University President Steven Knapp joined Eric Hoover, a senior writer at the Chronicle of Higher Education, and Barmak Nassirian, director of federal relations and policy analysis at the American Association of State Colleges and Universities, at The Atlantic’s second annual Education Summit at GW last week. The three discussed contributing factors and potential solutions to the rising price of higher education.
Knapp said although costs of private institutions like GW are rising, they have risen about one eighth the amount of tuition at public universities has risen, considering returned financial aid funds. He said the media often focus on the high costs at elite universities, overlooking defunding state institutions.
“I actually think that is a national crisis,” Knapp said. “And I think it often gets obscured when it gets conflated with what happens at elite institutions which do have ample resources that they can return in student aid.”
Knapp highlighted ways that GW is helping students and families identify opportunities to make college affordable, like fixed tuition and the Trachtenberg Scholarship program, which awards local high school students with full-ride scholarships to GW each year.
Knapp said that after attending a conference at the White House on college affordability in 2014, he pledged to do more outreach to help families find scholarships.

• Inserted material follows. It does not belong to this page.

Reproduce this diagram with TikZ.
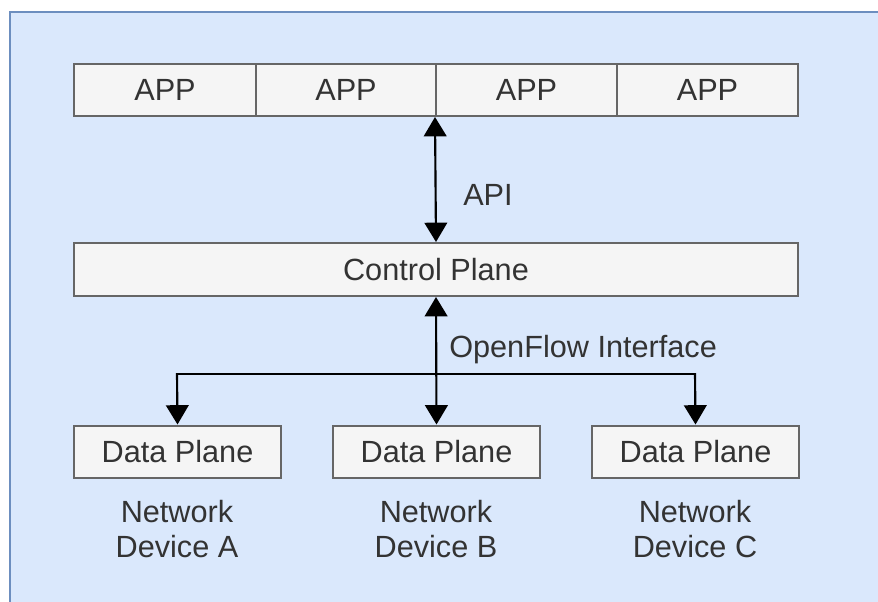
\documentclass[tikz,border=0pt]{standalone}
\usepackage{fontspec}
\setmainfont{Liberation Sans}
\usetikzlibrary{arrows.meta}
\definecolor{bgblue}{HTML}{DAE8FC}
\definecolor{bgline}{HTML}{6C8EBF}
\definecolor{boxfill}{HTML}{F5F5F5}
\definecolor{boxline}{HTML}{666666}
\definecolor{txt}{HTML}{333333}
\begin{document}
\begin{tikzpicture}[x=0.75pt,y=-0.75pt,
  font=\fontsize{23}{26.25}\selectfont,
  box/.style={draw=boxline,fill=boxfill,line width=1.5pt,inner sep=0pt,text=txt},
  lbl/.style={text=txt,inner sep=0pt},
  conn/.style={line width=1.6pt,{Triangle[length=14.5pt,width=17pt]}-{Triangle[length=14.5pt,width=17pt]}},
  down/.style={line width=1.6pt,-{Triangle[length=14.5pt,width=17pt]}}]
\useasboundingbox (0,0) rectangle (878,601);
\fill[white] (0,0) rectangle (878,601);
\draw[fill=bgblue,draw=bgline,line width=1.5pt] (10,12) rectangle (890,615);
% APP row
\node[box,minimum width=182*0.75pt,minimum height=52*0.75pt] (app1) at (165,90) {APP};
\node[box,minimum width=180*0.75pt,minimum height=52*0.75pt] (app2) at (346,90) {APP};
\node[box,minimum width=181*0.75pt,minimum height=52*0.75pt] (app3) at (526.5,90) {APP};
\node[box,minimum width=181*0.75pt,minimum height=52*0.75pt] (app4) at (707.5,90) {APP};
% control plane
\node[box,minimum width=724*0.75pt,minimum height=53*0.75pt] (ctrl) at (436,269.5) {Control Plane};
% data planes
\node[box,minimum width=207*0.75pt,minimum height=52*0.75pt] (dpa) at (177.5,451.5) {Data Plane};
\node[box,minimum width=207*0.75pt,minimum height=52*0.75pt] (dpb) at (436.5,451.5) {Data Plane};
\node[box,minimum width=207*0.75pt,minimum height=52*0.75pt] (dpc) at (695.5,451.5) {Data Plane};
% device labels
\node[lbl,align=center] (nda) at (177,529) {Network\\Device A};
\node[lbl,align=center] (ndb) at (436,529) {Network\\Device B};
\node[lbl,align=center] (ndc) at (695,529) {Network\\Device C};
% API
\coordinate (apitop) at (app3.south west);
\draw[conn] (apitop) -- (ctrl.north);
\node[lbl,anchor=west] (api) at (463,195) {API};
% OpenFlow
\draw[conn] (ctrl.south) -- (dpb.north);
\coordinate (hl) at (177,374);
\coordinate (hr) at (695,374);
\draw[line width=1.6pt] (hl) -- (hr);
\draw[down] ([yshift=0.6pt]hl) -- (dpa.north);
\draw[down] ([yshift=0.6pt]hr) -- (dpc.north);
\node[lbl,anchor=west] (ofi) at (449,350) {OpenFlow Interface};
\end{tikzpicture}
\end{document}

“Families who have no previous experience going to college need some help in understanding where those opportunities are, how they can even fill out the forms,” Knapp said.
Knapp credited unfunded mandates from the government with contributing to the rising cost of education. He said initiatives that require an increase in staff, like turning out crime and fire reports and handling sexual assault complaints add costs to a operating a university.
“Each one of these things is well-intentioned and you can understand the rationale for it, but every time you do one of these things, you add to it,” Knapp said. “The money’s got to come from somewhere, there’s no question that these compliance requirements are part of the picture.”
Knapp said competition is fueled by national rankings lists. He criticized U.S. News and World Report’s annual list for ranking institutions based on how much money they spend on students. He said that university rankings on this list correspond almost directly with the size of their endowments. GW’s rank fell three spots last year.
“There’s no evidence that that’s a better pedagogical model than other models,” Knapp said. “You’re rewarding an industry for being inefficient. I think that’s a problem.”